* Your task *
Word for word, quote all of the material, omitting the pictures.

* Data lines *
════

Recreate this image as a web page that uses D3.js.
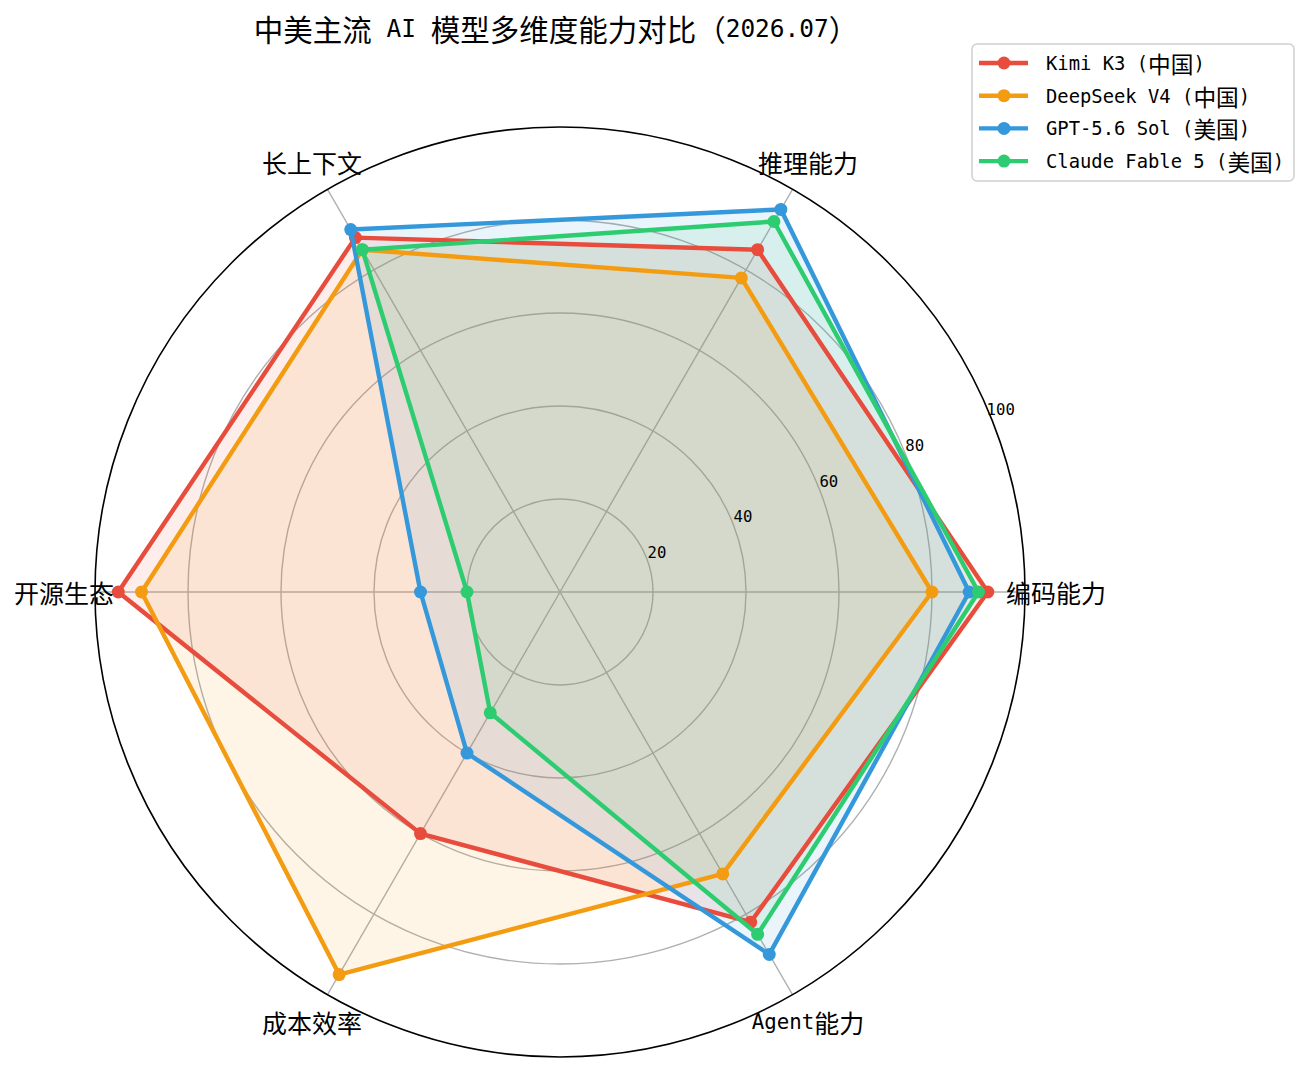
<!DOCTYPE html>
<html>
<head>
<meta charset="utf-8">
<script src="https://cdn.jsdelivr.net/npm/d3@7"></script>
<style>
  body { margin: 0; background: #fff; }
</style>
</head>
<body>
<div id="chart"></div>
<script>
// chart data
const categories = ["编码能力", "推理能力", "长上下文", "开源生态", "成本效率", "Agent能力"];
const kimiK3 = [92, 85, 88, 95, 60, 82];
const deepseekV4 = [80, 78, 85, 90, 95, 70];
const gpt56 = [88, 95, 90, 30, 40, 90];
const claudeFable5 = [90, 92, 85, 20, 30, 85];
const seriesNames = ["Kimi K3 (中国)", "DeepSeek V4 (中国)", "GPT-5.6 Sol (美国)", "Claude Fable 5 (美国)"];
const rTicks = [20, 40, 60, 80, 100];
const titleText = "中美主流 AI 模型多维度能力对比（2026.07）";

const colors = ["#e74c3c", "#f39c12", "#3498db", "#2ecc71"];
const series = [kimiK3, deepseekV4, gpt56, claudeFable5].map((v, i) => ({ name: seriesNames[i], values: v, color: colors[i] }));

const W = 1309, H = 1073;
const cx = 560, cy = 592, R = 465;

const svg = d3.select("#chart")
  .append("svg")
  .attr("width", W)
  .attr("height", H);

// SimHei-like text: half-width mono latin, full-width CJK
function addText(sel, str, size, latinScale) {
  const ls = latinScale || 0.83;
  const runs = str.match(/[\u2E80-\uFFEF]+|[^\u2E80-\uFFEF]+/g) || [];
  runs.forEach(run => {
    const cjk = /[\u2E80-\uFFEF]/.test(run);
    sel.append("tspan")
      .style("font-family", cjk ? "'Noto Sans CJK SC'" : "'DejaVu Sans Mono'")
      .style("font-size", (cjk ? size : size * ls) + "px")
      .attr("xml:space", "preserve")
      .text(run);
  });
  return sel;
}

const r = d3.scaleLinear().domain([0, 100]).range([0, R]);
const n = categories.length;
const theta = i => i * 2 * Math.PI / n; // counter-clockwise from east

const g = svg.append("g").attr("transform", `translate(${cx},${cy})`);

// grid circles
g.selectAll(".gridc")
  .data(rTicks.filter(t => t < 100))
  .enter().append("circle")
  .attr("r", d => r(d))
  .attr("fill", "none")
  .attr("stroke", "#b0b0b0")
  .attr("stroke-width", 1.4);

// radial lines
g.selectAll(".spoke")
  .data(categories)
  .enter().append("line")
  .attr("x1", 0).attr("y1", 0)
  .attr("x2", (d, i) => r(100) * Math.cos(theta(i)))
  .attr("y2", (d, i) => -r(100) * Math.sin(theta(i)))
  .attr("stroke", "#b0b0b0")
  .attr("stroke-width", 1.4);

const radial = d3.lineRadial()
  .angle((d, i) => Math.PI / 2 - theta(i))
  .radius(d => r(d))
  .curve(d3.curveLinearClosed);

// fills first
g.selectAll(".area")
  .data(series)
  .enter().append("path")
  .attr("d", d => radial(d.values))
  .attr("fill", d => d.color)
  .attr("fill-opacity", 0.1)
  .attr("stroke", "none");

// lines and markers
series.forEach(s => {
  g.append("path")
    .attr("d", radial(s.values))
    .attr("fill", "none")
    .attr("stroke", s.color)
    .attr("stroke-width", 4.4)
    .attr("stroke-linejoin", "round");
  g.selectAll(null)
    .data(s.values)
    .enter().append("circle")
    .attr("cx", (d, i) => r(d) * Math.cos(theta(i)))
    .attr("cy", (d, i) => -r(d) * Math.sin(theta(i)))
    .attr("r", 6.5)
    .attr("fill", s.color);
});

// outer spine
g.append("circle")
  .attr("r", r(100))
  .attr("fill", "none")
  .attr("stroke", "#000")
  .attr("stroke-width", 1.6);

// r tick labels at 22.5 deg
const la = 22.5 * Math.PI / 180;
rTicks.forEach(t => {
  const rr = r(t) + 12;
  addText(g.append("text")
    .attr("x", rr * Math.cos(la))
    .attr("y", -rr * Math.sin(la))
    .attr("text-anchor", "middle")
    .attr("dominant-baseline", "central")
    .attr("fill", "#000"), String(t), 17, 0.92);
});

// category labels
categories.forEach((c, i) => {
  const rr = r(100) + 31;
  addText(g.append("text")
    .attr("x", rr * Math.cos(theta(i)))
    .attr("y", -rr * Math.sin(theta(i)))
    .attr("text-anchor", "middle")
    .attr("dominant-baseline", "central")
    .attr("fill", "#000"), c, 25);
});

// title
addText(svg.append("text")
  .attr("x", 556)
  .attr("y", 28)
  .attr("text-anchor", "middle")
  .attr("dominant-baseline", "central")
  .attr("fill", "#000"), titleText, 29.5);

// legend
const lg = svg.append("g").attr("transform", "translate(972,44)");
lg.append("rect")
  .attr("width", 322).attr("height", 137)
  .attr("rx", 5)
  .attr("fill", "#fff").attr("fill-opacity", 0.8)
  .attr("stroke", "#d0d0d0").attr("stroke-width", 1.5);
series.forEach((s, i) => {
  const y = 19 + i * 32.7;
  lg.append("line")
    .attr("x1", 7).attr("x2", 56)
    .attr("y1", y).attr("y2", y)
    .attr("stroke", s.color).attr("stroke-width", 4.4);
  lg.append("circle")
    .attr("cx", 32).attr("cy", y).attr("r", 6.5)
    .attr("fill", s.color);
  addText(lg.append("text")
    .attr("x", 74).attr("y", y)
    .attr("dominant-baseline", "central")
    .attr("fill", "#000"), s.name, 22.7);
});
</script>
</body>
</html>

════

* Solved problem *
Recreate this image as a web page that uses D3.js.
<!DOCTYPE html>
<html>
<head>
<meta charset="utf-8">
<script src="https://cdn.jsdelivr.net/npm/d3@7"></script>
<style>
  body { margin: 0; background: #fff; }
</style>
</head>
<body>
<div id="chart"></div>
<script>
// chart data
const categories = ["编码能力", "推理能力", "长上下文", "开源生态", "成本效率", "Agent能力"];
const kimiK3 = [92, 85, 88, 95, 60, 82];
const deepseekV4 = [80, 78, 85, 90, 95, 70];
const gpt56 = [88, 95, 90, 30, 40, 90];
const claudeFable5 = [90, 92, 85, 20, 30, 85];
const seriesNames = ["Kimi K3 (中国)", "DeepSeek V4 (中国)", "GPT-5.6 Sol (美国)", "Claude Fable 5 (美国)"];
const rTicks = [20, 40, 60, 80, 100];
const titleText = "中美主流 AI 模型多维度能力对比（2026.07）";

const colors = ["#e74c3c", "#f39c12", "#3498db", "#2ecc71"];
const series = [kimiK3, deepseekV4, gpt56, claudeFable5].map((v, i) => ({ name: seriesNames[i], values: v, color: colors[i] }));

const W = 1309, H = 1073;
const cx = 560, cy = 592, R = 465;

const svg = d3.select("#chart")
  .append("svg")
  .attr("width", W)
  .attr("height", H);

// SimHei-like text: half-width mono latin, full-width CJK
function addText(sel, str, size, latinScale) {
  const ls = latinScale || 0.83;
  const runs = str.match(/[\u2E80-\uFFEF]+|[^\u2E80-\uFFEF]+/g) || [];
  runs.forEach(run => {
    const cjk = /[\u2E80-\uFFEF]/.test(run);
    sel.append("tspan")
      .style("font-family", cjk ? "'Noto Sans CJK SC'" : "'DejaVu Sans Mono'")
      .style("font-size", (cjk ? size : size * ls) + "px")
      .attr("xml:space", "preserve")
      .text(run);
  });
  return sel;
}

const r = d3.scaleLinear().domain([0, 100]).range([0, R]);
const n = categories.length;
const theta = i => i * 2 * Math.PI / n; // counter-clockwise from east

const g = svg.append("g").attr("transform", `translate(${cx},${cy})`);

// grid circles
g.selectAll(".gridc")
  .data(rTicks.filter(t => t < 100))
  .enter().append("circle")
  .attr("r", d => r(d))
  .attr("fill", "none")
  .attr("stroke", "#b0b0b0")
  .attr("stroke-width", 1.4);

// radial lines
g.selectAll(".spoke")
  .data(categories)
  .enter().append("line")
  .attr("x1", 0).attr("y1", 0)
  .attr("x2", (d, i) => r(100) * Math.cos(theta(i)))
  .attr("y2", (d, i) => -r(100) * Math.sin(theta(i)))
  .attr("stroke", "#b0b0b0")
  .attr("stroke-width", 1.4);

const radial = d3.lineRadial()
  .angle((d, i) => Math.PI / 2 - theta(i))
  .radius(d => r(d))
  .curve(d3.curveLinearClosed);

// fills first
g.selectAll(".area")
  .data(series)
  .enter().append("path")
  .attr("d", d => radial(d.values))
  .attr("fill", d => d.color)
  .attr("fill-opacity", 0.1)
  .attr("stroke", "none");

// lines and markers
series.forEach(s => {
  g.append("path")
    .attr("d", radial(s.values))
    .attr("fill", "none")
    .attr("stroke", s.color)
    .attr("stroke-width", 4.4)
    .attr("stroke-linejoin", "round");
  g.selectAll(null)
    .data(s.values)
    .enter().append("circle")
    .attr("cx", (d, i) => r(d) * Math.cos(theta(i)))
    .attr("cy", (d, i) => -r(d) * Math.sin(theta(i)))
    .attr("r", 6.5)
    .attr("fill", s.color);
});

// outer spine
g.append("circle")
  .attr("r", r(100))
  .attr("fill", "none")
  .attr("stroke", "#000")
  .attr("stroke-width", 1.6);

// r tick labels at 22.5 deg
const la = 22.5 * Math.PI / 180;
rTicks.forEach(t => {
  const rr = r(t) + 12;
  addText(g.append("text")
    .attr("x", rr * Math.cos(la))
    .attr("y", -rr * Math.sin(la))
    .attr("text-anchor", "middle")
    .attr("dominant-baseline", "central")
    .attr("fill", "#000"), String(t), 17, 0.92);
});

// category labels
categories.forEach((c, i) => {
  const rr = r(100) + 31;
  addText(g.append("text")
    .attr("x", rr * Math.cos(theta(i)))
    .attr("y", -rr * Math.sin(theta(i)))
    .attr("text-anchor", "middle")
    .attr("dominant-baseline", "central")
    .attr("fill", "#000"), c, 25);
});

// title
addText(svg.append("text")
  .attr("x", 556)
  .attr("y", 28)
  .attr("text-anchor", "middle")
  .attr("dominant-baseline", "central")
  .attr("fill", "#000"), titleText, 29.5);

// legend
const lg = svg.append("g").attr("transform", "translate(972,44)");
lg.append("rect")
  .attr("width", 322).attr("height", 137)
  .attr("rx", 5)
  .attr("fill", "#fff").attr("fill-opacity", 0.8)
  .attr("stroke", "#d0d0d0").attr("stroke-width", 1.5);
series.forEach((s, i) => {
  const y = 19 + i * 32.7;
  lg.append("line")
    .attr("x1", 7).attr("x2", 56)
    .attr("y1", y).attr("y2", y)
    .attr("stroke", s.color).attr("stroke-width", 4.4);
  lg.append("circle")
    .attr("cx", 32).attr("cy", y).attr("r", 6.5)
    .attr("fill", s.color);
  addText(lg.append("text")
    .attr("x", 74).attr("y", y)
    .attr("dominant-baseline", "central")
    .attr("fill", "#000"), s.name, 22.7);
});
</script>
</body>
</html>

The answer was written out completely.